Cuestión reivindicativa y secundaria aparte, lo importante es lo que, siguiendo el dictado de Homar, representa un elenco conformado por quince actores al que no se le puede poner ni un solo pero, ni como grupo ni a nivel individual a ninguno de ellos. En un escenario prácticamente desnudo, con una escenografía firmada por José Novoa, fundamentada en la diafanidad de la caja escénica, entran y salen como si fueran ciudadanos de a pie de hoy en día.

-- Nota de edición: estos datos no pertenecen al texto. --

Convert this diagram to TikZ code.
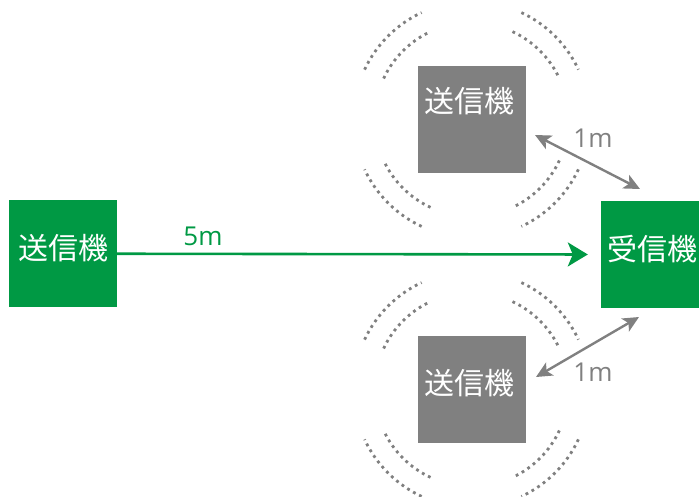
\documentclass[tikz,border=0pt]{standalone}
\usepackage{fontspec}
\setmainfont{Open Sans}
\newfontfamily\jp{Noto Sans CJK JP}
\usetikzlibrary{arrows.meta}
\definecolor{grn}{RGB}{0,153,68}
\definecolor{gry}{RGB}{128,128,128}
\begin{document}
\begin{tikzpicture}[x=1pt,y=-1pt,
  devbox/.style={minimum width=108pt,minimum height=107pt,inner sep=0pt,draw=none},
  jtxt/.style={text=white,font=\jp\fontsize{30}{36}\selectfont,inner sep=0pt},
  dist/.style={font=\fontsize{26}{30}\selectfont,inner sep=0pt},
  garrow/.style={draw=grn,line width=2.6pt,-{Stealth[length=20pt,width=24pt,inset=5pt]}},
  darrow/.style={draw=gry,line width=2.4pt,{Stealth[length=16pt,width=15pt,inset=4pt]}-{Stealth[length=16pt,width=15pt,inset=4pt]}},
  dots/.style={draw=gry,line width=2.8pt,dash pattern=on 2.8pt off 4pt}]
\useasboundingbox (0,0) rectangle (699,496);
\clip (0,0) rectangle (699,496);
% boxes
\node[devbox,fill=grn] (tx) at (63,253.75) {};
\node[jtxt] (txl) at (63,248) {送信機};
\node[devbox,fill=grn] (rx) at (655,254.5) {};
\node[jtxt] (rxl) at (652.5,249) {受信機};
\node[devbox,fill=gry] (up) at (471.5,119.5) {};
\node[jtxt] (upl) at (469.5,101) {送信機};
\node[devbox,fill=gry] (dn) at (471.5,389.5) {};
\node[jtxt] (dnl) at (469.5,383.5) {送信機};
% arcs
\foreach \c in {up,dn}
  \foreach \a in {45,135,225,315}
    \foreach \rr in {97,118}
      \draw[dots] (\c.center) ++({\a-20}:\rr) arc[start angle={\a-20}, end angle={\a+20}, radius=\rr];
% main arrow
\draw[garrow,shorten >=13pt] (tx.east) -- (rx.west);
\node[dist,text=grn] (d5) at (203,236) {5m};
% interference arrows
\coordinate (u1) at (535,135);
\coordinate (u2) at (640,189);
\coordinate (l1) at (639,317);
\coordinate (l2) at (536,377);
\draw[darrow] (u1) -- (u2);
\draw[darrow] (l1) -- (l2);
\node[dist,text=gry] (d1u) at (593,138.5) {1m};
\node[dist,text=gry] (d1l) at (593,372) {1m};
\end{tikzpicture}
\end{document}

Así les ha vestido, con su punto de provocación y sensualidad, Pier Paolo Alvaro para significar la atemporalidad del texto. Lo que allí sucede no solo es propio de 1620, cuando este fue publicado, o del siglo IV antes de Cristo, cuando está ambientado, también podría ocurrir en la actualidad. El mensaje y la trama principal son claros. La vida es un gran teatro, el presente una farsa y nuestro día a día una ficción en la que, quizás, ni siquiera somos conscientes del rol que desempeñamos.
La experiencia dramatúrgica -no la de la platea, sino la que tiene lugar sobre las tablas- como manera de trascender. Un misticismo en el que el actor principal -un siempre eficaz Israel Elejalde- que pretendía vacilar y reírse del cristianismo ante el mismísimo emperador resulta converso por la llamada de Dios, devoto de sus mandamientos y mártir por su nueva y convencida fe. Un proceso en el que se suceden las individualidades de cada personaje, así como el alboroto que son las combinaciones entre ellos y las idas y venidas entre caracteres únicos y otros más tipificados.
Un enjambre que fluye, sirviéndose muy apropiadamente de la primera fila del patio de butacas, y en el que brillan intervenciones como las de Álvaro de Juan por la viveza de su movimiento y el arrojo de su mirada. O la solemnidad, sin dejar de lado un punto pertinente de humor cuando es necesario, con que se desenvuelve Arturo Querejeta en su papel como emperador, la frescura con que atrae la atención Silvia Acosta cada vez que toma la palabra y la picardía y gracejo con que lo hace Aisa Pérez cuando le corresponde a ella. Todos ellos, al igual que los aquí no nombrados, pero sí recordados, dejan claro cuán verdadero puede llegar a ser lo fingido.

Lo fingido verdadero, en el Teatro de la Comedia (Madrid).